Japan, 〒063-0052 北海道札幌市西区宮の沢２条２丁目１１−３６; Tel +81 11-666-1481
We followed the smiles and waves of the park guides in neatly ironed white uniforms and rounded the bend into the basement carpark before disembarking for Shiroi Koibito Park in Sapporo, Hokkaido. It was funny how I’d known about the Shiroi Koibito biscuit before I knew anything else about Hokkaido – it seemed to be the ultimate souvenir that friends would bring back from Hokkaido, and with good reason, considering that ever since I’d tasted it, I couldn’t stop craving the light thin biscuit with a skinny block of white chocolate wedged between.

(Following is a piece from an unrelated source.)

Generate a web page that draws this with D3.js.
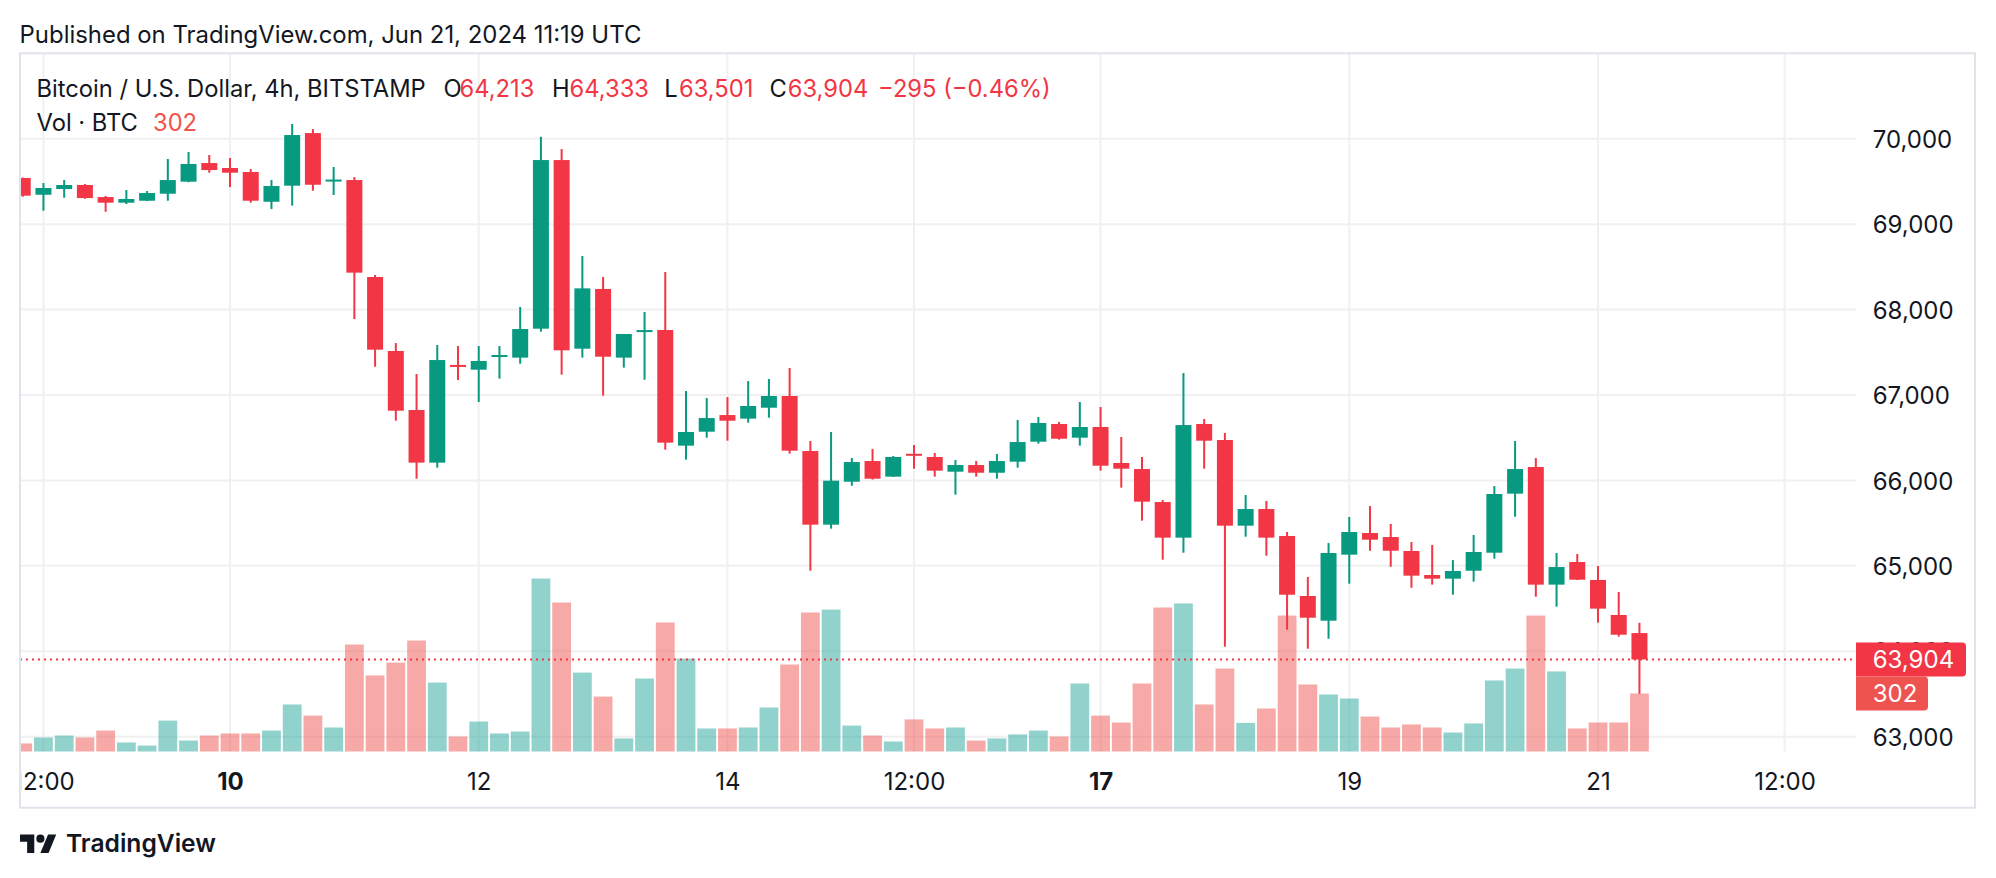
<!DOCTYPE html>
<html><head><meta charset="utf-8">
<script src="https://cdn.jsdelivr.net/npm/d3@7"></script>
<style>
html,body{margin:0;padding:0;background:#fff;}
svg{display:block;}
text{font-family:Inter,"Noto Sans",sans-serif;}
</style></head><body>
<svg id="chart" width="1996" height="878"></svg>
<script>
// ---- data (BTC/USD, Bitstamp, 4h candles starting 2024-06-08 08:00 UTC) ----
const firstCandle = "2024-06-08T08:00:00Z";
const open  = [69540,69344,69411,69458,69317,69251,69274,69356,69497,69715,
  69657,69610,69262,69450,70066,69495,69516,68381,67515,66824,
  66208,67340,67296,67440,67437,67776,69750,67542,68241,67437,
  67725,67761,66407,66570,66765,66723,66851,66988,66344,65482,
  65985,66227,66044,66300,66274,66102,66180,66090,66219,66453,
  66660,66500,66625,66204,66133,65747,65330,66660,66473,65470,
  65665,65349,64647,64358,65131,65384,65337,65174,64893,64850,
  64943,65154,65845,66157,64780,65045,64834,64425,64213];
const high  = [69545,69481,69516,69469,69329,69399,69387,69762,69844,69809,
  69774,69645,69516,70172,70113,69669,69551,68404,67608,67245,
  67585,67573,67573,67573,68030,70023,69879,68627,68381,67714,
  67971,68439,67046,66964,66976,67163,67187,67316,66461,66567,
  66262,66368,66286,66414,66321,66239,66227,66309,66707,66742,
  66684,66918,66859,66508,66274,65771,67257,66719,66555,65829,
  65759,65396,64869,65267,65572,65700,65490,65279,65244,65068,
  65361,65934,66461,66262,65150,65139,64998,64694,64333];
const low   = [69321,69157,69309,69297,69145,69235,69270,69274,69490,69602,
  69434,69251,69177,69216,69391,69341,67889,67331,66699,66020,
  66149,67175,66918,67191,67366,67741,67238,67437,66992,67320,
  67179,66360,66243,66500,66465,66676,66734,66313,64943,65435,
  65938,66010,66040,66137,66044,65833,66044,66020,66149,66430,
  66477,66407,66114,65915,65529,65072,65154,66137,64054,65341,
  65119,64253,64030,64147,64791,65177,64990,64744,64780,64662,
  64815,65084,65575,64639,64522,64835,64335,64171,63501];
const close = [69333,69423,69458,69305,69251,69294,69364,69516,69704,69633,
  69602,69274,69446,70043,69461,69510,68432,67530,66816,66208,
  67409,67322,67398,67456,67772,69750,67523,68248,67448,67714,
  67748,66442,66567,66730,66699,66871,66988,66348,65482,65997,
  66215,66020,66274,66280,66114,66180,66090,66227,66449,66672,
  66488,66625,66172,66137,65751,65330,66648,66465,65470,65665,
  65330,64662,64393,65150,65396,65306,65177,64885,64850,64940,
  65162,65841,66133,64780,64986,64838,64499,64194,63904];
const volume = [42,73,83,73,109,47,31,161,57,83,
  94,94,109,245,187,125,557,396,463,578,
  359,78,156,94,104,901,776,411,286,68,
  380,672,484,120,120,125,229,453,724,739,
  135,83,52,167,120,125,57,68,89,109,
  78,354,187,151,354,750,771,245,432,149,
  224,708,349,297,276,182,125,141,125,99,
  146,370,432,708,417,120,151,151,302];
const priceTicks = [63000,64000,65000,66000,67000,68000,69000,70000];
const timeTicks  = ["2024-06-08T12:00:00Z","2024-06-10T00:00:00Z","2024-06-12T00:00:00Z",
  "2024-06-14T00:00:00Z","2024-06-15T12:00:00Z","2024-06-17T00:00:00Z",
  "2024-06-19T00:00:00Z","2024-06-21T00:00:00Z","2024-06-22T12:00:00Z"];
const timeLabels = ["12:00","10","12","14","12:00","17","19","21","12:00"];
const boldLabels = ["10","17"];
const titleText = "Published on TradingView.com, Jun 21, 2024 11:19 UTC";
const symbolText = "Bitcoin / U.S. Dollar, 4h, BITSTAMP";
const changeText = "\u2212295 (\u22120.46%)";

// ---- layout ----
const UP="#089981", DOWN="#f23645", VUP="rgba(38,166,154,0.5)", VDOWN="rgba(239,83,80,0.5)";
const INK="#131722";
const frame={l:20,t:53.3,r:1975,b:807.7};
const pane={l:20,r:1856,t:53.3,b:752};

const svg=d3.select("#chart");
const step=4*3600*1000, t0=new Date(firstCandle).getTime();
const times=open.map((_,i)=>new Date(t0+i*step));
const idx=d3.range(open.length);

const x=d3.scaleUtc().domain([new Date("2024-06-10T00:00:00Z"),new Date("2024-06-21T00:00:00Z")]).range([230,1598]);
const y=d3.scaleLinear().domain([63000,70000]).range([736.7,138.7]);
const yv=d3.scaleLinear().domain([0,1000]).range([751.5,559.5]);

const defs=svg.append("defs");
defs.append("clipPath").attr("id","pane").append("rect")
  .attr("x",pane.l).attr("y",pane.t).attr("width",pane.r-pane.l).attr("height",pane.b-pane.t);
defs.append("clipPath").attr("id","frame").append("rect")
  .attr("x",frame.l).attr("y",frame.t).attr("width",frame.r-frame.l).attr("height",frame.b-frame.t);

// grid
const grid=svg.append("g").attr("clip-path","url(#pane)");
grid.selectAll("line.h").data(priceTicks).join("line")
  .attr("x1",pane.l).attr("x2",pane.r).attr("y1",d=>y(d)).attr("y2",d=>y(d))
  .attr("stroke","#f0f0f2").attr("stroke-width",2);
grid.selectAll("line.v").data(timeTicks).join("line")
  .attr("x1",d=>x(new Date(d))).attr("x2",d=>x(new Date(d))).attr("y1",pane.t).attr("y2",pane.b)
  .attr("stroke","#f0f0f2").attr("stroke-width",2);

const plot=svg.append("g").attr("clip-path","url(#pane)");
// volume
plot.selectAll("rect.vol").data(idx).join("rect")
  .attr("x",i=>x(times[i])-9.4).attr("width",18.8)
  .attr("y",i=>yv(volume[i])).attr("height",i=>yv(0)-yv(volume[i]))
  .attr("fill",i=>close[i]>=open[i]?VUP:VDOWN);
// wicks
plot.selectAll("rect.wick").data(idx).join("rect")
  .attr("x",i=>x(times[i])-1).attr("width",2)
  .attr("y",i=>y(high[i])).attr("height",i=>y(low[i])-y(high[i]))
  .attr("fill",i=>close[i]>=open[i]?UP:DOWN);
// bodies
plot.selectAll("rect.body").data(idx).join("rect")
  .attr("x",i=>x(times[i])-8).attr("width",16)
  .attr("y",i=>Math.min(y(open[i]),y(close[i]))-(Math.abs(y(open[i])-y(close[i]))<2?1:0))
  .attr("height",i=>Math.max(2,Math.abs(y(open[i])-y(close[i]))))
  .attr("fill",i=>close[i]>=open[i]?UP:DOWN);

// last price line
const last=close.length-1;
svg.append("line").attr("x1",pane.l).attr("x2",pane.r)
  .attr("y1",y(close[last])).attr("y2",y(close[last]))
  .attr("stroke",DOWN).attr("stroke-width",2).attr("stroke-dasharray","2 4");

// price axis
const yAxis=d3.axisRight(y).tickValues(priceTicks).tickFormat(d3.format(",")).tickSize(0).tickPadding(0);
const ya=svg.append("g").attr("transform","translate(1872.7,0)").call(yAxis);
ya.select(".domain").remove();
ya.selectAll("text").attr("font-size",24).attr("fill",INK).attr("font-family","Inter").attr("dy","0.36em");

// time axis
const xAxis=d3.axisBottom(x).tickValues(timeTicks.map(d=>new Date(d))).tickFormat((d,i)=>timeLabels[i]).tickSize(0).tickPadding(0);
const xa=svg.append("g").attr("clip-path","url(#frame)").append("g").attr("transform","translate(0,781.7)").call(xAxis);
xa.select(".domain").remove();
xa.selectAll("text").attr("y",0).attr("dy","0.36em").attr("font-size",24).attr("fill",INK)
  .attr("font-family","Inter").attr("font-weight",(d,i)=>boldLabels.includes(timeLabels[i])?700:400);

// price/volume tags
function tag(x0,y0,w,h,r){return `M${x0},${y0}H${x0+w-r}Q${x0+w},${y0} ${x0+w},${y0+r}V${y0+h-r}Q${x0+w},${y0+h} ${x0+w-r},${y0+h}H${x0}Z`;}
const py=y(close[last]);
svg.append("path").attr("d",tag(1856,py-17,110,34,4)).attr("fill",DOWN);
svg.append("text").attr("x",1872.7).attr("y",py).attr("dy","0.36em").attr("font-size",24).attr("fill","#fff")
  .text(d3.format(",")(close[last]));
const vy=yv(volume[last]);
svg.append("path").attr("d",tag(1856,vy-17,72,34,4)).attr("fill","#ef5350");
svg.append("text").attr("x",1872.7).attr("y",vy).attr("dy","0.36em").attr("font-size",24).attr("fill","#fff")
  .text(volume[last]);

// frame
svg.append("rect").attr("x",frame.l).attr("y",frame.t).attr("width",frame.r-frame.l).attr("height",frame.b-frame.t)
  .attr("fill","none").attr("stroke","#e0e3eb").attr("stroke-width",2);

// texts
function fit(sel,target){const w=sel.node().getComputedTextLength();const fs=parseFloat(sel.attr("font-size"));sel.attr("font-size",fs*target/w);return fs*target/w;}
const title=svg.append("text").attr("x",19.6).attr("y",43.3).attr("font-size",21).attr("fill",INK).text(titleText);
fit(title,622);

const sym=svg.append("text").attr("x",36.5).attr("y",96.7).attr("font-size",20).attr("fill",INK).text(symbolText);
const hfs=fit(sym,389.5);
const fmt=d3.format(",");
const pieces=[
  {t:"O",x:443.4,c:INK},{t:fmt(open[last]),x:459.5,c:DOWN},
  {t:"H",x:552,c:INK},{t:fmt(high[last]),x:569.6,c:DOWN},
  {t:"L",x:664.3,c:INK},{t:fmt(low[last]),x:679,c:DOWN},
  {t:"C",x:769.6,c:INK},{t:fmt(close[last]),x:787.8,c:DOWN},
  {t:changeText,x:878,c:DOWN}];
svg.selectAll("text.hp").data(pieces).join("text").attr("class","hp")
  .attr("x",d=>d.x).attr("y",96.7).attr("font-size",hfs).attr("fill",d=>d.c).text(d=>d.t);
const vol=svg.append("text").attr("x",36.5).attr("y",130.7).attr("font-size",hfs).attr("fill",INK).text("Vol \u00b7 BTC");
svg.append("text").attr("x",153).attr("y",130.7).attr("font-size",hfs).attr("fill","#ef5350").text(volume[last]);

// TradingView logo
const logo=svg.append("g").attr("transform","translate(20,830.5) scale(1.02)").attr("fill",INK);
logo.append("path").attr("d","M14 22H7V11H0V4h14v18z");
logo.append("circle").attr("cx",20).attr("cy",8).attr("r",4);
logo.append("path").attr("d","M28 22h-8l7.5-18h8L28 22z");
const tv=svg.append("text").attr("x",66).attr("y",851.7).attr("font-size",23).attr("font-weight",600).attr("fill",INK).text("TradingView");
fit(tv,150);
</script>
</body></html>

The lift opened into the main store, and straight away I felt like I’d stepped into a fantasyland of sorts, with (what I now recognised to be a distinctly Japanese touch) tinkling music and chocolate and candies in colourful wrappers everywhere, including giant standing lollipop decorations. A grand-ish staircase descended from the second floor on the right, and straight ahead, stood a ferris wheel around which children had gathered, slotting coins and taking turns to hit a button which would spin the wheel and drop a piece of candy from the lowest bucket when it stopped.
Once outside, the Shiroi Koibito Park reminded me of disneyland with its castle-like exteriors and gardens full of the most colourful flowers and little water features, including cherubic sculptures peering out from random places.
We stepped into the shade of the building to commence our tour of the Shiroi Koibito Park, and were each handed the awesome biscuit at the entrance. I’m not a huge facts junkie, so the details of the making of the biscuit wasn’t all that fascinating to me, except when the trail opened up and ran by the actual production line. I stood for a good while watching the Shiroi Koibito biscuit get pushed out from the machine, sandwiched together, sorted, and packaged, all within a few meters. I couldn’t help but focus on the workers picking out imperfect Shiroi Koibito biscuits near the end of the line, wondering what they did with the rejected biscuits- and daydreamed about them giving it all to me.
The Shiroi Koibito Cafe stood at the end of the tour – it’s the only place where you can have the Shiroi Koibito White Hot Chocolate Drink and the Shiroi Koibito White Chocolate Ice-cream. I sat down excitedly and immediately decided that the dilemma was non-existent and that I was going to have both 😛
Oh god. It was so good – the ice-cream was so creamy, milky, soft, and just melted away in the mouth. The White Hot Chocolate was good too, and was something my cousin had been raving on and on about in anticipation throughout the trip. I thought it was really delicious, but the good news is, when I tasted it, I immediately pinpointed a “dupe” in my favourite Luxury White Hot Chocolate from Whittard’s in London, which means that for everyone who hasn’t had the opportunity to visit Shiroi Koibito Park, you essentially get a taste of Japan if you can get yourself some Whittard‘s.